Once I let some of my inhibitions go, the story came to life in a whole new way. I stopped shying away from the darkness inside Brooke. I didn’t want her to seem pathetic or weak. I didn’t want her to be such a terrible disaster that no one liked her. But I also wanted to be true to the story I was trying to tell. And it had the messy parts in it. So, I wrote them. I left them in.

That’s what you have here. A story with the messy parts left in.

There were times when I wasn’t sure what the hell I was doing. I told some author friends, “I meant to write a book about a man who gets a heart transplant and falls in love with the woman who’d loved the heart donor, and I wound up writing a book about child abuse, addiction, death, loss, and grief. What have I done?”

But you know what, this was their story.
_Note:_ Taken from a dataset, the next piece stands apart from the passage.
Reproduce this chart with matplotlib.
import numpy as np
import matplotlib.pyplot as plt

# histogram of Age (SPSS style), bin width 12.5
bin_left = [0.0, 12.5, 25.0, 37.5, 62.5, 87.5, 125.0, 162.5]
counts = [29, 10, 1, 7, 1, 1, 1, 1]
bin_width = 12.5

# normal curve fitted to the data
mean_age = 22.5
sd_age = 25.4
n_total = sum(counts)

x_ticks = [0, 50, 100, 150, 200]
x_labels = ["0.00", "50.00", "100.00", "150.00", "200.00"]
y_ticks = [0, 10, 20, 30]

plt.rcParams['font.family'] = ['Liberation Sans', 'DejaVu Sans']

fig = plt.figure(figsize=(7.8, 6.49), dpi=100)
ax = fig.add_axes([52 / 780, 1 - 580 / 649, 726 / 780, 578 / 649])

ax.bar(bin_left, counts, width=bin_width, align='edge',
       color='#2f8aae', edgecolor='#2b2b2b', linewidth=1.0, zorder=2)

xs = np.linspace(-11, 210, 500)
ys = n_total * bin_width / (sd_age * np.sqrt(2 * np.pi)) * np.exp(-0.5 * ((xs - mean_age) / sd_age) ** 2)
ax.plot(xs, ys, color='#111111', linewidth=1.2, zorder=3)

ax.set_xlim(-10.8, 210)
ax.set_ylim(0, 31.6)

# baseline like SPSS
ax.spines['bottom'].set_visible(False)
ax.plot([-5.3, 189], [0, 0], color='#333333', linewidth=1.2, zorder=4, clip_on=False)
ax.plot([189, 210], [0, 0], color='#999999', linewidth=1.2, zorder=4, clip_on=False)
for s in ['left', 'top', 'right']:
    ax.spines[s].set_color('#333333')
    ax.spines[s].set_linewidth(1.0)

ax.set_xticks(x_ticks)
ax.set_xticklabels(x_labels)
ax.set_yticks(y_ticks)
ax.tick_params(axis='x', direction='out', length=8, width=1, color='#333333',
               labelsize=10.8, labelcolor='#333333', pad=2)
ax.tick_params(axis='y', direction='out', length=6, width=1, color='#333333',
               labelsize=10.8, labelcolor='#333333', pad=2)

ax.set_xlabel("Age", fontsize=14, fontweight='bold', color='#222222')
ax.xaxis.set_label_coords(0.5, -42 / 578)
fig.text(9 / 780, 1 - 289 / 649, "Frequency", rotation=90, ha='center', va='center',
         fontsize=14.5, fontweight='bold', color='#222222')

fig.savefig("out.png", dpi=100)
Parts of it weren’t pretty. Parts of it were terrible, and tragic, and sad. I’ll never be able to read that epilogue without tearing up (at the very least). Death and grief are hard. They’re hard to talk about, and hard to live with. But they’re also a universal human experience. We’ve all lost people who are important to us. And sometimes those losses are life-changing and devastating.

I wanted to show that you can come back from that. Even when you’ve been enshrouded so deep in darkness that you don’t think you’ll ever feel good again, there is still hope. Love is that hope. Maybe it

won’t be the love of your life, like Sebastian was for Brooke. It could be the love of another family member, a spouse, a child, a friend, even a stranger. Love has the power to get us through the worst moments, the worst things we can experience. We can come out on the other side of the most tragic of circumstances and find joy again.

Turns out I had a lot to say about writing this book, I suppose. I’m not sure what to say about the emotional intensity. I’m sorry? I feel like I owe every reader a box of tissues and maybe a glass of wine and some chocolate. But I hope it was worth it. I know it was for me.